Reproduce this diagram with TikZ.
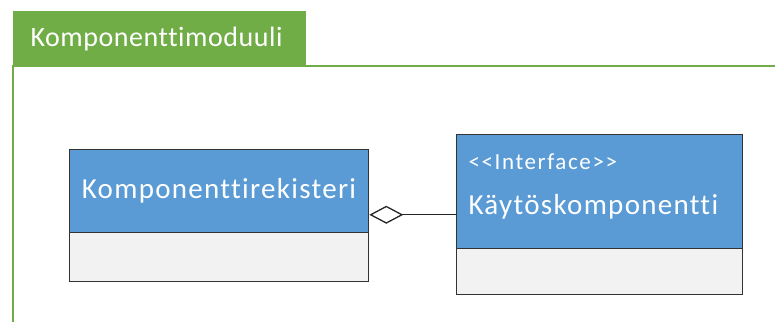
\documentclass[tikz,border=0pt]{standalone}
\usepackage{fontspec}
\setmainfont{Carlito}[Ligatures={NoCommon,NoRequired}]
\newfontfamily\tabfont{Carlito}[Ligatures={NoCommon,NoRequired}, LetterSpace=2]
\newfontfamily\namefont{Carlito}[Ligatures={NoCommon,NoRequired}, LetterSpace=4.5]
\newfontfamily\stereofont{Carlito}[Ligatures={NoCommon,NoRequired}, LetterSpace=7]
\usetikzlibrary{arrows.meta,calc}
\definecolor{modgreen}{HTML}{70AD47}
\definecolor{clsblue}{HTML}{5B9BD5}
\definecolor{clsgray}{HTML}{F2F2F2}
\definecolor{clsline}{HTML}{333333}
\tikzset{
  tabbox/.style={fill=modgreen, draw=modgreen, anchor=north west, inner sep=0pt},
  tabtext/.style={text=white, font=\tabfont\fontsize{28}{30}\selectfont},
  headbox/.style={fill=clsblue, draw=clsline, line width=1.3pt, anchor=north west, inner sep=0pt},
  bodybox/.style={fill=clsgray, draw=clsline, line width=1.3pt, anchor=north west, inner sep=0pt},
  clsname/.style={text=white, font=\namefont\fontsize{29}{32}\selectfont},
  stereo/.style={text=white, font=\stereofont\fontsize{23}{25}\selectfont},
  aggr/.style={draw=black!85, line width=1.3pt,
    {Diamond[open,length=34pt,width=18pt,line width=1.3pt]}-},
}
\begin{document}
\begin{tikzpicture}[x=1pt,y=-1pt]
  \useasboundingbox (0,0) rectangle (775,321);
  % module frame and its tab
  \draw[modgreen, line width=1.3pt] (13,322) -- (13,66) -- (776,66);
  \node[tabbox, minimum width=292pt, minimum height=55pt] (tab) at (13,11) {};
  \node[tabtext, anchor=west] (tabtxt) at (27,39) {Komponenttimoduuli};
  % class Komponenttirekisteri
  \node[headbox, minimum width=299pt, minimum height=83pt] (krhead) at (69,149) {};
  \node[bodybox, minimum width=299pt, minimum height=49pt] (krbody) at (69,232) {};
  \node[clsname] (krname) at (219,191) {Komponenttirekisteri};
  % interface Käytöskomponentti
  \node[headbox, minimum width=286pt, minimum height=114pt] (ifhead) at (456,134) {};
  \node[bodybox, minimum width=286pt, minimum height=46pt] (ifbody) at (456,248) {};
  \node[stereo, anchor=west] (ifstereo) at (465,162) {<{}<Interface>{}>};
  \node[clsname, anchor=west] (ifname) at (465,207) {Käytöskomponentti};
  % aggregation
  \coordinate (agg) at ($(krhead.south east)!0.22!(krhead.north east)$);
  \draw[aggr] (agg) -- (agg -| ifhead.west);
\end{tikzpicture}
\end{document}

WHAT YOU NEED TO DO
Quote everything in the listing above exactly; pictures are the only thing to omit.

ANSWER
Reproduce this diagram with TikZ.
\documentclass[tikz,border=0pt]{standalone}
\usepackage{fontspec}
\setmainfont{Carlito}[Ligatures={NoCommon,NoRequired}]
\newfontfamily\tabfont{Carlito}[Ligatures={NoCommon,NoRequired}, LetterSpace=2]
\newfontfamily\namefont{Carlito}[Ligatures={NoCommon,NoRequired}, LetterSpace=4.5]
\newfontfamily\stereofont{Carlito}[Ligatures={NoCommon,NoRequired}, LetterSpace=7]
\usetikzlibrary{arrows.meta,calc}
\definecolor{modgreen}{HTML}{70AD47}
\definecolor{clsblue}{HTML}{5B9BD5}
\definecolor{clsgray}{HTML}{F2F2F2}
\definecolor{clsline}{HTML}{333333}
\tikzset{
  tabbox/.style={fill=modgreen, draw=modgreen, anchor=north west, inner sep=0pt},
  tabtext/.style={text=white, font=\tabfont\fontsize{28}{30}\selectfont},
  headbox/.style={fill=clsblue, draw=clsline, line width=1.3pt, anchor=north west, inner sep=0pt},
  bodybox/.style={fill=clsgray, draw=clsline, line width=1.3pt, anchor=north west, inner sep=0pt},
  clsname/.style={text=white, font=\namefont\fontsize{29}{32}\selectfont},
  stereo/.style={text=white, font=\stereofont\fontsize{23}{25}\selectfont},
  aggr/.style={draw=black!85, line width=1.3pt,
    {Diamond[open,length=34pt,width=18pt,line width=1.3pt]}-},
}
\begin{document}
\begin{tikzpicture}[x=1pt,y=-1pt]
  \useasboundingbox (0,0) rectangle (775,321);
  % module frame and its tab
  \draw[modgreen, line width=1.3pt] (13,322) -- (13,66) -- (776,66);
  \node[tabbox, minimum width=292pt, minimum height=55pt] (tab) at (13,11) {};
  \node[tabtext, anchor=west] (tabtxt) at (27,39) {Komponenttimoduuli};
  % class Komponenttirekisteri
  \node[headbox, minimum width=299pt, minimum height=83pt] (krhead) at (69,149) {};
  \node[bodybox, minimum width=299pt, minimum height=49pt] (krbody) at (69,232) {};
  \node[clsname] (krname) at (219,191) {Komponenttirekisteri};
  % interface Käytöskomponentti
  \node[headbox, minimum width=286pt, minimum height=114pt] (ifhead) at (456,134) {};
  \node[bodybox, minimum width=286pt, minimum height=46pt] (ifbody) at (456,248) {};
  \node[stereo, anchor=west] (ifstereo) at (465,162) {<{}<Interface>{}>};
  \node[clsname, anchor=west] (ifname) at (465,207) {Käytöskomponentti};
  % aggregation
  \coordinate (agg) at ($(krhead.south east)!0.22!(krhead.north east)$);
  \draw[aggr] (agg) -- (agg -| ifhead.west);
\end{tikzpicture}
\end{document}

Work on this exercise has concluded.